Yesterday saw the launch in Canberra of the first report by a body called the “Study of the Economic Impact of Religion on Society” (SEIROS), looking into the general impact of religious belief on the Australian community. The report, prepared by respected economic modellers at Deloitte based on a commissioned survey designed by researchers for SEIROS, can be downloaded here: Donating and volunteering behaviour associated with religiosity.
The press release from SEIROS notes:
The research uses new data from a national survey of over 7,000 Australians and finds:
Individuals who started attending religious services as adults are 1 .7 times more likely to be a volunteer and 1.5 times more likely to make donations (compared to people who have never attended religious services).
The additional volunteers and donors associated with religiosity are estimated to give an additional 30.5 million hours of volunteering per year with an economic value of at approximately $339 million to the Australian economy, and additional donations of around $142 million.

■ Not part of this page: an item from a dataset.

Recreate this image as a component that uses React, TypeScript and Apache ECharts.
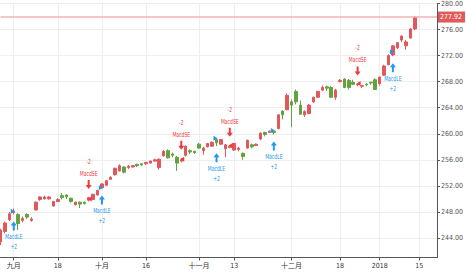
import React, { useEffect, useRef } from "react";
import * as echarts from "echarts";

const dates = [
  "2017-08-29","2017-08-30","2017-08-31","2017-09-01","2017-09-05","2017-09-06","2017-09-07","2017-09-08",
  "2017-09-11","2017-09-12","2017-09-13","2017-09-14","2017-09-15","2017-09-18","2017-09-19","2017-09-20",
  "2017-09-21","2017-09-22","2017-09-25","2017-09-26","2017-09-27","2017-09-28","2017-09-29","2017-10-02",
  "2017-10-03","2017-10-04","2017-10-05","2017-10-06","2017-10-09","2017-10-10","2017-10-11","2017-10-12",
  "2017-10-13","2017-10-16","2017-10-17","2017-10-18","2017-10-19","2017-10-20","2017-10-23","2017-10-24",
  "2017-10-25","2017-10-26","2017-10-27","2017-10-30","2017-10-31","2017-11-01","2017-11-02","2017-11-03",
  "2017-11-06","2017-11-07","2017-11-08","2017-11-09","2017-11-10","2017-11-13","2017-11-14","2017-11-15",
  "2017-11-16","2017-11-17","2017-11-20","2017-11-21","2017-11-22","2017-11-24","2017-11-27","2017-11-28",
  "2017-11-29","2017-11-30","2017-12-01","2017-12-04","2017-12-05","2017-12-06","2017-12-07","2017-12-08",
  "2017-12-11","2017-12-12","2017-12-13","2017-12-14","2017-12-15","2017-12-18","2017-12-19","2017-12-20",
  "2017-12-21","2017-12-22","2017-12-26","2017-12-27","2017-12-28","2017-12-29","2018-01-02","2018-01-03",
  "2018-01-04","2018-01-05","2018-01-08","2018-01-09","2018-01-10","2018-01-11","2018-01-12","2018-01-15",
  "2018-01-16","2018-01-17","2018-01-18","2018-01-19",
];

const opens = [
  243.4,245.0,246.8,247.9,247.6,246.7,247.6,246.7,248.3,249.9,250.0,250.0,248.9,249.6,250.5,250.6,
  250.1,249.1,249.5,249.5,249.8,249.9,250.6,251.7,252.1,253.0,253.7,254.3,254.9,254.8,254.9,255.3,
  255.4,255.4,255.5,255.8,254.8,256.6,257.4,256.9,256.4,255.8,256.7,257.4,257.3,258.4,257.4,258.0,
  258.1,259.1,258.4,257.7,257.9,257.5,257.6,257.0,257.8,258.3,258.2,259.2,260.2,260.2,260.4,260.8,
  263.5,263.7,264.9,266.5,264.4,262.9,263.1,264.9,265.6,266.7,267.2,267.1,265.6,268.0,268.4,268.2,
  267.9,267.5,267.3,267.6,267.9,268.3,267.7,269.0,270.6,272.1,273.2,274.4,273.5,274.7,276.1,
];
const closes = [
  245.2,246.3,247.7,248.1,246.2,247.0,247.2,246.9,249.5,250.3,250.3,250.3,249.6,249.9,250.2,250.3,
  249.6,249.5,249.2,249.3,250.2,250.7,251.3,252.3,252.8,253.3,254.7,255.1,254.1,255.0,255.1,255.1,
  255.2,255.6,255.8,256.0,256.1,257.3,256.3,256.7,255.5,256.0,258.1,257.2,257.1,257.8,257.8,258.5,
  258.7,258.6,259.1,258.3,258.1,258.5,257.8,256.5,259.0,258.0,258.4,260.1,259.9,260.4,260.2,262.9,
  262.9,265.9,264.4,264.9,263.0,263.4,264.4,265.6,266.5,267.1,267.0,265.6,266.7,268.2,267.1,267.1,
  267.6,267.6,267.4,267.5,267.8,266.8,268.7,270.4,272.0,273.5,274.0,275.0,274.1,276.1,277.92,
];
const lows = [
  242.9,244.7,246.6,247.6,245.2,246.4,246.9,246.5,248.2,249.7,249.9,249.9,248.8,249.5,249.9,250.0,
  249.4,249.0,248.6,249.1,249.6,249.8,250.5,251.6,252.0,252.9,253.6,254.2,253.9,254.6,254.8,254.9,
  255.1,255.2,255.4,255.7,254.5,256.5,256.2,256.4,254.3,255.6,256.5,256.9,256.9,257.7,256.8,257.9,
  258.0,258.1,258.3,256.4,257.8,257.4,257.3,256.0,257.7,257.8,258.1,259.0,259.6,260.1,259.9,260.7,
  262.2,263.6,261.0,264.5,262.9,262.6,263.0,264.7,265.5,266.6,266.6,265.5,265.2,267.9,267.0,266.8,
  267.5,267.3,267.0,267.3,267.5,266.7,267.4,268.9,270.5,271.9,273.0,274.1,272.9,274.6,275.9,
];
const highs = [
  245.4,246.5,248.0,248.5,247.8,247.3,247.8,247.2,249.6,250.4,250.5,250.4,249.7,250.1,250.9,250.7,
  250.2,249.6,249.6,249.6,250.3,250.8,251.4,252.4,252.9,253.5,254.8,255.3,255.0,255.2,255.2,255.4,
  255.5,255.7,255.9,256.2,256.2,257.5,257.6,257.1,256.6,256.3,258.2,257.6,257.4,258.6,258.0,258.6,
  258.8,259.3,259.2,258.4,258.3,258.6,258.0,257.1,259.1,258.5,258.5,260.2,260.3,260.5,260.6,263.0,
  263.6,266.2,265.3,266.8,265.1,263.6,264.6,265.7,266.6,267.4,267.4,267.3,266.9,268.4,268.5,268.4,
  268.3,267.7,267.5,267.8,268.0,268.5,268.8,270.6,272.2,273.6,274.1,275.1,274.4,276.2,278.1,
];

const yTicks = [244, 248, 252, 256, 260, 264, 268, 272, 276, 280];

const tickDates = ["2017-09-01","2017-09-18","2017-10-02","2017-10-16","2017-11-01","2017-11-13","2017-12-01","2017-12-18","2018-01-02","2018-01-15"];
const tickTexts = ["九月","18","十月","16","十一月","13","十二月","18","2018","15"];

const signalDates = ["2017-09-01","2017-09-27","2017-10-02","2017-10-26","2017-11-07","2017-11-10","2017-11-27","2017-12-22","2018-01-05"];
const signalSides = ["LE","SE","LE","SE","LE","SE","LE","SE","LE"];
const signalPrices = [248.1, 250.0, 251.7, 256.1, 259.3, 258.2, 260.5, 267.7, 272.6];
const signalNames = { LE: "MacdLE", SE: "MacdSE" };
const signalQty = { LE: "+2", SE: "-2" };

const lastPrice = closes[closes.length - 1];

const UP = "#e0585b";
const DOWN = "#62a33f";
const BLUE = "#2196f3";
const RED = "#f0393c";
const NARROW = '"Liberation Sans Narrow", "DejaVu Sans Condensed", "Liberation Sans", "Noto Sans CJK SC", sans-serif';

export default function App() {
  const ref = useRef<HTMLDivElement>(null);
  useEffect(() => {
    if (!ref.current) return;
    const chart = echarts.init(ref.current, null, { renderer: "svg" });
    const tickMap: Record<string, string> = {};
    tickDates.forEach((d, i) => (tickMap[d] = tickTexts[i]));
    const isTick = (_i: number, v: string) => tickMap[v] !== undefined;

    const candleData = opens.map((o, i) => [o, closes[i], lows[i], highs[i]]);
    const signalData = signalDates.map((d, i) => {
      const idx = dates.indexOf(d);
      const side = signalSides[i];
      return [idx, signalPrices[i], side === "LE" ? lows[idx] : highs[idx], side === "LE" ? 0 : 1];
    });

    const makeText = (text: string, x: number, y: number, fill: string) => ({
      type: "text",
      x,
      y,
      scaleX: 0.72,
      style: {
        text,
        x: 0,
        y: 0,
        fill,
        fontSize: 7,
        fontFamily: NARROW,
        align: "center",
        verticalAlign: "middle",
      },
    });

    const option: any = {
      animation: false,
      backgroundColor: "#ffffff",
      grid: { left: 0.5, right: 19, top: 0, bottom: 17.5 },
      xAxis: {
        type: "category",
        data: dates,
        boundaryGap: false,
        axisLine: { lineStyle: { color: "#555555", width: 1 } },
        axisTick: { interval: isTick, length: 3, lineStyle: { color: "#555555" } },
        axisLabel: {
          interval: isTick,
          formatter: (v: string) => tickMap[v] || "",
          fontSize: 7,
          color: "#333333",
          margin: 5,
          fontFamily: NARROW,
        },
        splitLine: { show: true, interval: isTick, lineStyle: { color: "#eeeeee", width: 1 } },
      },
      yAxis: {
        type: "value",
        position: "right",
        min: 241,
        max: 280,
        axisLine: { show: true, lineStyle: { color: "#555555", width: 1 } },
        axisTick: { show: true, length: 3, customValues: yTicks, lineStyle: { color: "#555555" } },
        axisLabel: {
          customValues: yTicks,
          formatter: (v: number) => v.toFixed(2),
          fontSize: 7,
          color: "#555555",
          margin: 4,
          fontFamily: NARROW,
        },
        splitLine: { show: true, lineStyle: { color: "#eeeeee", width: 1 } },
      },
      series: [
        {
          type: "candlestick",
          data: candleData,
          barWidth: 3,
          itemStyle: {
            color: UP,
            color0: DOWN,
            borderColor: UP,
            borderColor0: DOWN,
            borderWidth: 1,
          },
          markLine: {
            silent: true,
            symbol: "none",
            lineStyle: { color: "#f3b3b3", width: 1.5, type: "solid" },
            label: {
              position: "end",
              formatter: () => lastPrice.toFixed(2),
              backgroundColor: "#e05a5a",
              color: "#ffffff",
              fontSize: 7,
              fontFamily: NARROW,
              padding: [2, 3, 2, 2],
              distance: 1,
            },
            data: [{ yAxis: lastPrice }],
          },
        },
        {
          type: "custom",
          data: signalData,
          silent: true,
          clip: false,
          z: 5,
          renderItem: (_params: any, api: any) => {
            const idx = api.value(0);
            const price = api.value(1);
            const ext = api.value(2);
            const side = api.value(3);
            const [x, py] = api.coord([idx, price]);
            const ey = api.coord([idx, ext])[1];
            const children: any[] = [];
            if (side === 0) {
              const top = ey + 7;
              children.push({
                type: "polygon",
                shape: { points: [[x - 3, py - 2.5], [x - 3, py + 2.5], [x + 1, py]] },
                style: { fill: BLUE },
              });
              children.push({
                type: "polygon",
                shape: {
                  points: [
                    [x, top], [x + 3, top + 4], [x + 1, top + 4], [x + 1, top + 9],
                    [x - 1, top + 9], [x - 1, top + 4], [x - 3, top + 4],
                  ],
                },
                style: { fill: BLUE },
              });
              children.push(makeText(signalNames.LE, x, top + 15, BLUE));
              children.push(makeText(signalQty.LE, x, top + 25, BLUE));
            } else {
              const bot = ey - 8;
              children.push({
                type: "polygon",
                shape: { points: [[x + 3, py - 2.5], [x + 3, py + 2.5], [x - 1, py]] },
                style: { fill: RED },
              });
              children.push({
                type: "polygon",
                shape: {
                  points: [
                    [x, bot], [x + 3, bot - 4], [x + 1, bot - 4], [x + 1, bot - 9],
                    [x - 1, bot - 9], [x - 1, bot - 4], [x - 3, bot - 4],
                  ],
                },
                style: { fill: RED },
              });
              children.push(makeText(signalNames.SE, x, bot - 16, RED));
              children.push(makeText(signalQty.SE, x, bot - 28, RED));
            }
            return { type: "group", children };
          },
        },
      ],
    };
    chart.setOption(option);
    return () => chart.dispose();
  }, []);
  return (
    <div
      ref={ref}
      style={{ position: "fixed", left: 0, top: 0, width: 466, height: 275 }}
    />
  );
}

The total estimated annual value to the Australian economy of volunteering and giving done by people who start attending religious services as adults is approximately $481 million.
The full press release, with some more information about SEIROS, is available here: SEIROS – Summary of Deloitte findings.
Australia doesn’t support religious freedom just for the economic benefits that religion can bring, but the fact is that religion does on balance amount to a force for good in the community. This research is just a start at exploring this whole area in a rigorous and evidence-based way.
Full disclosure: I am on the board of reference for SEIROS; I know nothing about statistics and economics, but I can assure you that some people who do know these things very well have worked hard on this data!